-- BEGIN --
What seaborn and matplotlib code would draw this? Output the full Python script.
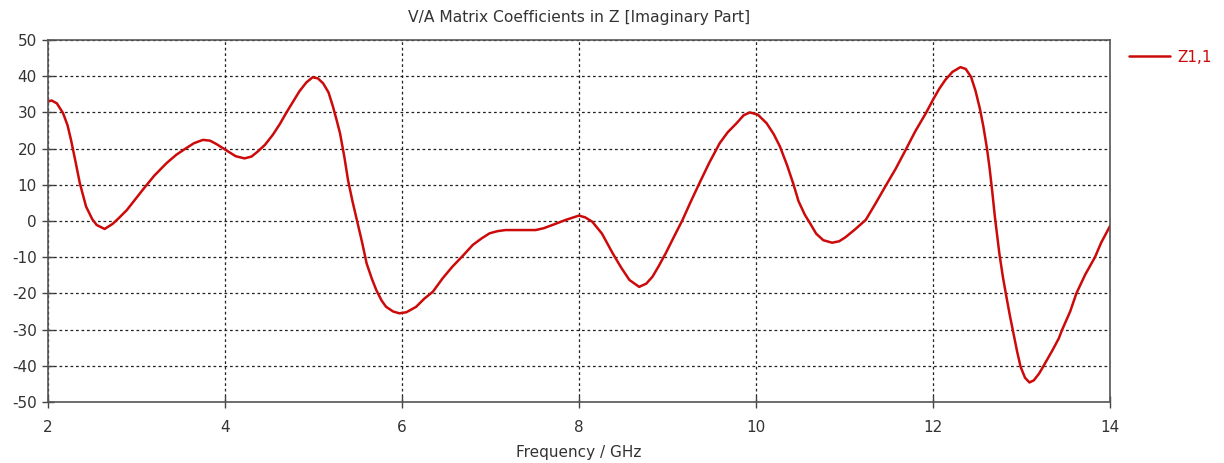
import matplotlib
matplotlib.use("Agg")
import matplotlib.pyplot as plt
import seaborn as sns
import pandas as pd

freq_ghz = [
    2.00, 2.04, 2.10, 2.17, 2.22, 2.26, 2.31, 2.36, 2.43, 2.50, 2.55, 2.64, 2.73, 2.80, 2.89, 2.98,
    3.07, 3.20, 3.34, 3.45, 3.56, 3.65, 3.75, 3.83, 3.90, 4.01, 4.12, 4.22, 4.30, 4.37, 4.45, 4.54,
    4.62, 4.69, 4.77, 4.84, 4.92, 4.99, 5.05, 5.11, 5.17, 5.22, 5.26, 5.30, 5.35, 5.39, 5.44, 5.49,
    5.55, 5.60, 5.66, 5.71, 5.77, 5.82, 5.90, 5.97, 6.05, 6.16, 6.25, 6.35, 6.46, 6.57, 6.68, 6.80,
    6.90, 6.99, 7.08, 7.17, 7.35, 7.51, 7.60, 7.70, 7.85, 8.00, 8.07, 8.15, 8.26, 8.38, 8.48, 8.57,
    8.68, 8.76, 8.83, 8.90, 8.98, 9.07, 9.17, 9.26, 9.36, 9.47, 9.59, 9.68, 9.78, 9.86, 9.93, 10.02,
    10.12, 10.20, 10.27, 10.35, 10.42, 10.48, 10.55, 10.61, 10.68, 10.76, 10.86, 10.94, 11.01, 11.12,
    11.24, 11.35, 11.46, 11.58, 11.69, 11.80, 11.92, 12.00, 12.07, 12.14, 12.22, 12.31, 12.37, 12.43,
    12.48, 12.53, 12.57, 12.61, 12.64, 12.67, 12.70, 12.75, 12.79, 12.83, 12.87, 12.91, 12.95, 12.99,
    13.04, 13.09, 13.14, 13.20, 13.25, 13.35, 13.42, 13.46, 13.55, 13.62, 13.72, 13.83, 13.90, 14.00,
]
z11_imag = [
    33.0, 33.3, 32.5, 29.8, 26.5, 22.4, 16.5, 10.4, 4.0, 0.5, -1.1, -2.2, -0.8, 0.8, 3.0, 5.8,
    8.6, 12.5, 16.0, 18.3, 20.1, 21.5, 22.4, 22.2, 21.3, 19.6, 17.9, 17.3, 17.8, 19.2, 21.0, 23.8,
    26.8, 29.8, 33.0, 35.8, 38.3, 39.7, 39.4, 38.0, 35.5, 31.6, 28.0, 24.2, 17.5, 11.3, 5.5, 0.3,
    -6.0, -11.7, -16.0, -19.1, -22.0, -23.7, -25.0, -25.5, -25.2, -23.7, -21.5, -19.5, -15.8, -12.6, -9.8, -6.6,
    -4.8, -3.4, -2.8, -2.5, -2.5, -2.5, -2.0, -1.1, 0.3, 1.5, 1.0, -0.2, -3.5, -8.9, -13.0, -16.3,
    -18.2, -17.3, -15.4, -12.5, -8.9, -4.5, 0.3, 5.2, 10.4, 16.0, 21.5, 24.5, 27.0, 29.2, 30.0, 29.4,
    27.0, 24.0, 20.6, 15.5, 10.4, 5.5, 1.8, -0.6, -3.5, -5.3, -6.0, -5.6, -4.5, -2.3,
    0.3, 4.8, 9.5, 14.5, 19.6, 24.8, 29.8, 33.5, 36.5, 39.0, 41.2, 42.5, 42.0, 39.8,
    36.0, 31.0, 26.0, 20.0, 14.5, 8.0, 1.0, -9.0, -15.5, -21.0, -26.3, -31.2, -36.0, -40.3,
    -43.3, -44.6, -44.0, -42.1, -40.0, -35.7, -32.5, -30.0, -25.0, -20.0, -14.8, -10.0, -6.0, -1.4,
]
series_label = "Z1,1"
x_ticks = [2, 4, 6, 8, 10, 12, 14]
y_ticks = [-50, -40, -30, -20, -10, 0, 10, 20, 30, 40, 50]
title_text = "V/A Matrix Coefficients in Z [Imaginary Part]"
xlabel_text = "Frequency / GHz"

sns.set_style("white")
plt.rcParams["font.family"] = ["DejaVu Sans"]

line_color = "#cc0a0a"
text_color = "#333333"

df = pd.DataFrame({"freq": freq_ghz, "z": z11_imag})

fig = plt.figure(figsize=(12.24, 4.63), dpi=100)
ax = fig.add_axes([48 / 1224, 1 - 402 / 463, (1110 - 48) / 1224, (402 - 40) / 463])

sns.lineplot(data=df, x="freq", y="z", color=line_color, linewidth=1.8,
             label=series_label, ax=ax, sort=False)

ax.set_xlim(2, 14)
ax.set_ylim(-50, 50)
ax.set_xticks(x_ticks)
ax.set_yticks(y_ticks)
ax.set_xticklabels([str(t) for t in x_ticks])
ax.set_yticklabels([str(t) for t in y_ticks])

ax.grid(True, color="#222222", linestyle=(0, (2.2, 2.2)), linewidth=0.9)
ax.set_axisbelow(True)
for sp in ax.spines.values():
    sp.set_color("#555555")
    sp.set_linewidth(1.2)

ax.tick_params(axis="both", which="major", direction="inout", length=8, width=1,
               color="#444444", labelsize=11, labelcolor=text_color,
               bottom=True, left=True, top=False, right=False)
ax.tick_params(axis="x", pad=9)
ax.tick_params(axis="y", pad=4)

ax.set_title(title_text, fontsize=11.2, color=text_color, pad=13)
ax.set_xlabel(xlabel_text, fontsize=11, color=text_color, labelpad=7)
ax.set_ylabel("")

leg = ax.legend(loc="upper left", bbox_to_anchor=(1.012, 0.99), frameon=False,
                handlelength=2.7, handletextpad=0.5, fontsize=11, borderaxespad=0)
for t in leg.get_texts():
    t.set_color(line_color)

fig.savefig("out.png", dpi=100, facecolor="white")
-- END --
Repeat, exactly and in full, each line from the start of the data to the line that contains "import pandas as pd". Pictures do not go in.

What seaborn and matplotlib code would draw this? Output the full Python script.
import matplotlib
matplotlib.use("Agg")
import matplotlib.pyplot as plt
import seaborn as sns
import pandas as pd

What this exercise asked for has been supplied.